Examine the factors responsible for depleting groundwater in India. What are the steps taken by the government to mitigate such depletion of groundwater?
Introduction
Groundwater is a critical resource for India's agriculture, industry, and domestic needs. However, unsustainable extraction practices have led to severe depletion across regions, threatening water security and ecological balance.
Body
Factors Responsible for Groundwater Depletion
- Over-extraction: Primarily for irrigation (80%), driven by water-intensive crops like paddy and sugarcane, often incentivized by Minimum Support Price (MSP) and subsidized power.
- Inefficient Irrigation: Widespread flood irrigation and outdated practices result in significant water wastage.
- Urbanization & Industrialization: Increased demand, reduced recharge due to concretization, and industrial pollution.
- Climate Change: Erratic rainfall, prolonged droughts, and increased evaporation stress groundwater resources.
- Lack of Regulation: Inadequate enforcement of existing rules and fragmented governance.
Government Steps to Mitigate Depletion
- Atal Bhujal Yojana: Community-led sustainable groundwater management in water-stressed areas.
- Jal Shakti Abhiyan: Focuses on water conservation, rainwater harvesting, and aquifer recharge.
- Pradhan Mantri Krishi Sinchayee Yojana (PMKSY - 'Per Drop More Crop'): Promotes micro-irrigation techniques.
- MGNREGA: Utilized for constructing water conservation and recharge structures.

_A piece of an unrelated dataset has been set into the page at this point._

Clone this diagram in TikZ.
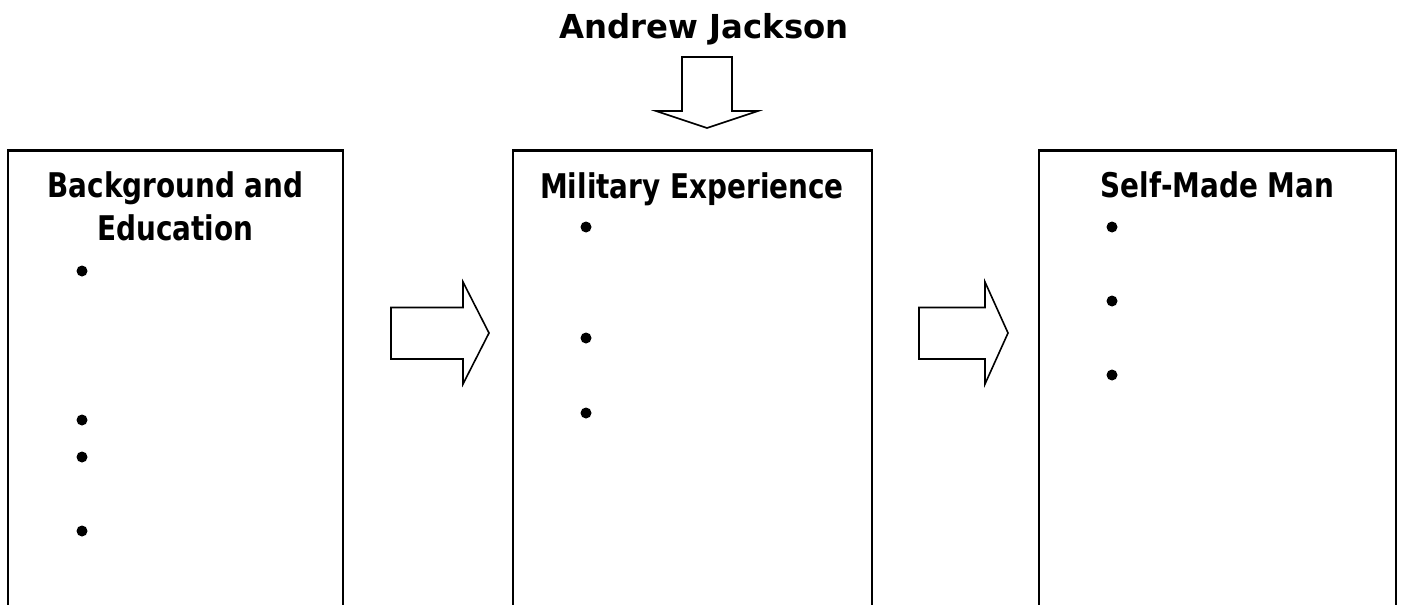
\documentclass[tikz,border=0pt]{standalone}
\usepackage{fontspec}
\setmainfont[FakeStretch=0.82]{DejaVu Sans}
\newfontfamily\titlefont[FakeStretch=0.98]{DejaVu Sans}
\begin{document}
\begin{tikzpicture}[x=1pt,y=-1pt,
  panel/.style={draw=black,line width=2.4pt},
  blockarrow/.style={draw=black,line width=1.6pt,fill=white,line join=miter},
  titletext/.style={font=\titlefont\fontsize{33}{40}\selectfont\bfseries,anchor=base,inner sep=0pt},
  headtext/.style={font=\fontsize{34}{40}\selectfont\bfseries,anchor=base,inner sep=0pt,align=center},
  bulletdot/.style={circle,fill=black,inner sep=0pt,minimum size=11pt}]
\useasboundingbox (0,0) rectangle (1406,605);
\fill[white] (0,0) rectangle (1406,605);
% boxes (cut off at the bottom)
\draw[panel] (8,620) -- (8,150.5) -- (343,150.5) -- (343,620);
\draw[panel] (513,620) -- (513,150.5) -- (872,150.5) -- (872,620);
\draw[panel] (1039,620) -- (1039,150.5) -- (1396,150.5) -- (1396,620);
% title
\node[titletext] (title) at (704,38) {Andrew Jackson};
% down arrow
\draw[blockarrow] (682,57) -- (732,57) -- (732,111) -- (758,111) -- (707,128) -- (656,111) -- (682,111) -- cycle;
% right arrows
\draw[blockarrow] (391,307.5) -- (463,307.5) -- (463,282) -- (489,333) -- (463,384) -- (463,359) -- (391,359) -- cycle;
\draw[blockarrow] (919,307.5) -- (985,307.5) -- (985,282) -- (1008,333) -- (985,384) -- (985,359) -- (919,359) -- cycle;
% headings
\node[headtext] (h1a) at (175.5,197) {Background and};
\node[headtext] (h1b) at (175.5,240) {Education};
\node[headtext] (h2) at (692,198) {Military Experience};
\node[headtext] (h3) at (1217.5,197) {Self-Made Man};
% bullets
\node[bulletdot] (b11) at (82,271) {};
\node[bulletdot] (b12) at (82,420) {};
\node[bulletdot] (b13) at (82,457) {};
\node[bulletdot] (b14) at (82,531) {};
\node[bulletdot] (b21) at (586,227) {};
\node[bulletdot] (b22) at (586,338) {};
\node[bulletdot] (b23) at (586,413) {};
\node[bulletdot] (b31) at (1112,227) {};
\node[bulletdot] (b32) at (1112,301) {};
\node[bulletdot] (b33) at (1112,375) {};
\end{tikzpicture}
\end{document}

- Central Ground Water Authority (CGWA): Regulates groundwater extraction and promotes artificial recharge.
- National Aquifer Mapping and Management Programme (NAQUIM): For scientific groundwater management.
Challenges and Way Forward
Challenges include fragmented governance, insufficient data, enforcement gaps, and resistance to behavioral change. The way forward requires integrated demand-side management, robust community participation, technological solutions like remote sensing, and policy coherence for sustainable groundwater management.
Conclusion
Addressing groundwater depletion necessitates a multi-pronged approach combining policy reforms, technological innovation, and active community engagement to ensure long-term water sustainability for India.
241 words · target ~250
The directive 'examine' requires a detailed investigation and analysis of the factors and government steps, presenting findings comprehensively.
Suggested structure
Introduction: Significance of groundwater and the issue of depletion
Factors Responsible for Groundwater Depletion (Categorized)
Government Steps to Mitigate Groundwater Depletion
Challenges and Gaps in Mitigation Efforts
Conclusion: Way forward for sustainable groundwater management
Key points
Factors: Over-extraction (agriculture, industrial, domestic), inefficient irrigation, water-intensive crop patterns, urbanization, climate change, lack of regulation, pollution.
Government Steps: Atal Bhujal Yojana, Jal Shakti Abhiyan, Pradhan Mantri Krishi Sinchayee Yojana (PMKSY - 'Per Drop More Crop'), MGNREGA for water conservation structures.
Other steps: Central Ground Water Authority (CGWA) regulations, artificial recharge initiatives, aquifer mapping, awareness campaigns, state-level groundwater legislation.
Impact of agricultural practices (subsidized power, MSP for water-intensive crops) on depletion.
Need for demand-side management, community participation, and technological solutions.
Challenges: Fragmented governance, lack of data, enforcement issues, behavioral change resistance.
Common mistakes
Not addressing both parts of the question (factors AND government steps) adequately.
Providing generic points without specific government schemes or examples.
Lack of categorization for factors, leading to a disorganized answer.
Failing to provide a balanced perspective, e.g., only focusing on agriculture.
Difficulty: Medium — The question requires comprehensive knowledge of both the socio-economic and environmental factors contributing to groundwater depletion, as well as specific government policies and programs. The 'examine' directive demands a structured and detailed analysis, not just a listing of points.